Record list
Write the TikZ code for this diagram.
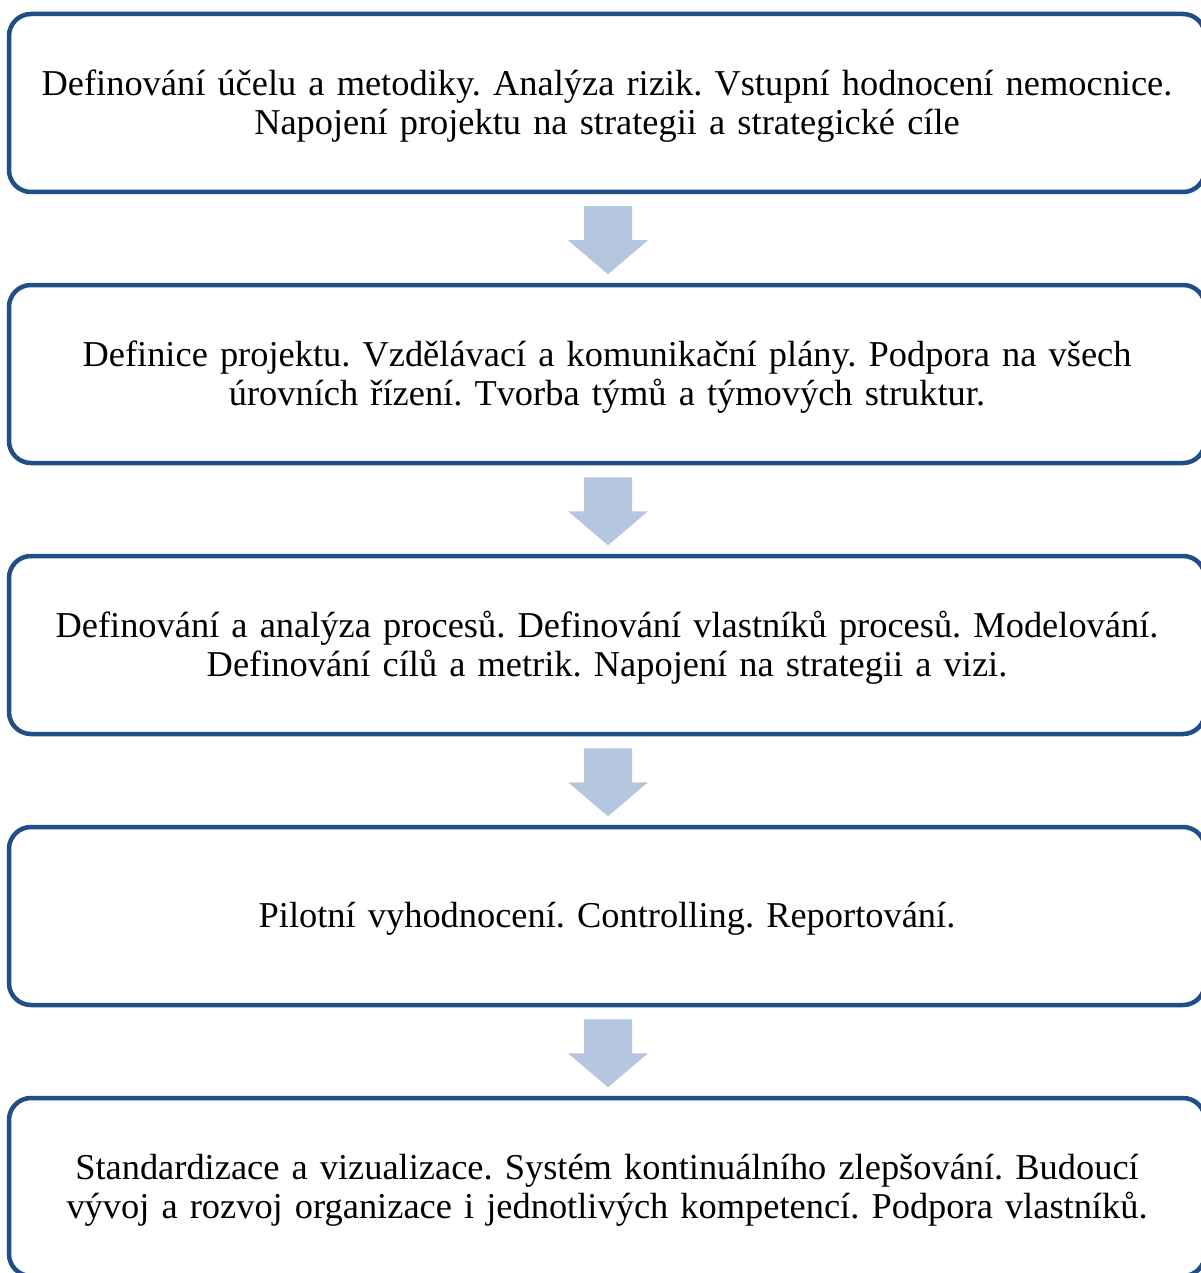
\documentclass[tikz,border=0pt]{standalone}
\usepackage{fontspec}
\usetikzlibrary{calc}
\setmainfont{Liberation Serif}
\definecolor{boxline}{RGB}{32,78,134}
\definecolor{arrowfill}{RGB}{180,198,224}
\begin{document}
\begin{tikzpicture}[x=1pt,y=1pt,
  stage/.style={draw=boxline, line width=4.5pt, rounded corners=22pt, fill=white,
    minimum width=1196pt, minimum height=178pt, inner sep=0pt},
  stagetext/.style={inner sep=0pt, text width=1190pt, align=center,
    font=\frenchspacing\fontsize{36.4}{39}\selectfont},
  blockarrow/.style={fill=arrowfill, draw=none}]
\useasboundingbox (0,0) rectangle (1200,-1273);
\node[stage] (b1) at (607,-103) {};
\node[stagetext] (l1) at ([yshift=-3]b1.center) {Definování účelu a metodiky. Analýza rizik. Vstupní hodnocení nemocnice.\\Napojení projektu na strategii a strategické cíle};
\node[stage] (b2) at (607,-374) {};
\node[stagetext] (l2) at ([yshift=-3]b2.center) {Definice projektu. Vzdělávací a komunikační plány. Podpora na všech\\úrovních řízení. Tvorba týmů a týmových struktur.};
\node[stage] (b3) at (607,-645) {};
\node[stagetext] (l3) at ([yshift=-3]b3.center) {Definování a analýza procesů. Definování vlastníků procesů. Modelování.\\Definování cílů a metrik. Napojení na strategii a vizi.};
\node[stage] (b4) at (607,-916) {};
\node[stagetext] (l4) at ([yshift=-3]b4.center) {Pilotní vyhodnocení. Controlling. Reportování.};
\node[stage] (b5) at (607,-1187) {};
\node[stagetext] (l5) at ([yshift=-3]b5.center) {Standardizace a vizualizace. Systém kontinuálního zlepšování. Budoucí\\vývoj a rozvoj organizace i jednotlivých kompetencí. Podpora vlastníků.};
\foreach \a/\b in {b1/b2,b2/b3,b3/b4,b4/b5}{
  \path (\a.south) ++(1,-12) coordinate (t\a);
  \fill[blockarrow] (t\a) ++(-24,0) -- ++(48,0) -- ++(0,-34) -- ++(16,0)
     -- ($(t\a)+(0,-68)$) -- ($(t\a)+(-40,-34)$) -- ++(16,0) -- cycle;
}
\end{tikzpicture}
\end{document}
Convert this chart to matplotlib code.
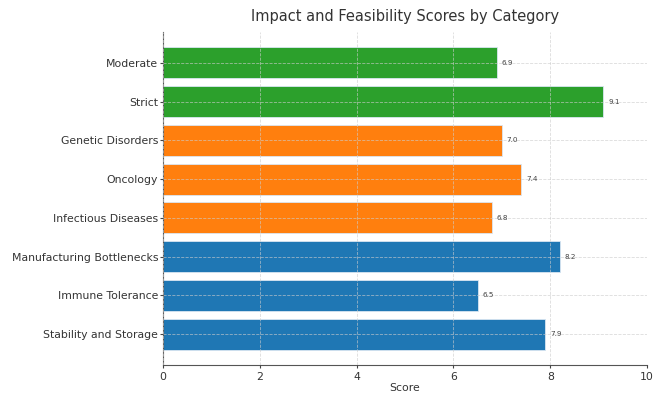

Aim of the exercise
Without the pictures, extract every entry verbatim.

Task answer
Write the TikZ code for this diagram.
\documentclass[tikz,border=0pt]{standalone}
\usepackage{fontspec}
\usetikzlibrary{calc}
\setmainfont{Liberation Serif}
\definecolor{boxline}{RGB}{32,78,134}
\definecolor{arrowfill}{RGB}{180,198,224}
\begin{document}
\begin{tikzpicture}[x=1pt,y=1pt,
  stage/.style={draw=boxline, line width=4.5pt, rounded corners=22pt, fill=white,
    minimum width=1196pt, minimum height=178pt, inner sep=0pt},
  stagetext/.style={inner sep=0pt, text width=1190pt, align=center,
    font=\frenchspacing\fontsize{36.4}{39}\selectfont},
  blockarrow/.style={fill=arrowfill, draw=none}]
\useasboundingbox (0,0) rectangle (1200,-1273);
\node[stage] (b1) at (607,-103) {};
\node[stagetext] (l1) at ([yshift=-3]b1.center) {Definování účelu a metodiky. Analýza rizik. Vstupní hodnocení nemocnice.\\Napojení projektu na strategii a strategické cíle};
\node[stage] (b2) at (607,-374) {};
\node[stagetext] (l2) at ([yshift=-3]b2.center) {Definice projektu. Vzdělávací a komunikační plány. Podpora na všech\\úrovních řízení. Tvorba týmů a týmových struktur.};
\node[stage] (b3) at (607,-645) {};
\node[stagetext] (l3) at ([yshift=-3]b3.center) {Definování a analýza procesů. Definování vlastníků procesů. Modelování.\\Definování cílů a metrik. Napojení na strategii a vizi.};
\node[stage] (b4) at (607,-916) {};
\node[stagetext] (l4) at ([yshift=-3]b4.center) {Pilotní vyhodnocení. Controlling. Reportování.};
\node[stage] (b5) at (607,-1187) {};
\node[stagetext] (l5) at ([yshift=-3]b5.center) {Standardizace a vizualizace. Systém kontinuálního zlepšování. Budoucí\\vývoj a rozvoj organizace i jednotlivých kompetencí. Podpora vlastníků.};
\foreach \a/\b in {b1/b2,b2/b3,b3/b4,b4/b5}{
  \path (\a.south) ++(1,-12) coordinate (t\a);
  \fill[blockarrow] (t\a) ++(-24,0) -- ++(48,0) -- ++(0,-34) -- ++(16,0)
     -- ($(t\a)+(0,-68)$) -- ($(t\a)+(-40,-34)$) -- ++(16,0) -- cycle;
}
\end{tikzpicture}
\end{document}
Convert this chart to matplotlib code.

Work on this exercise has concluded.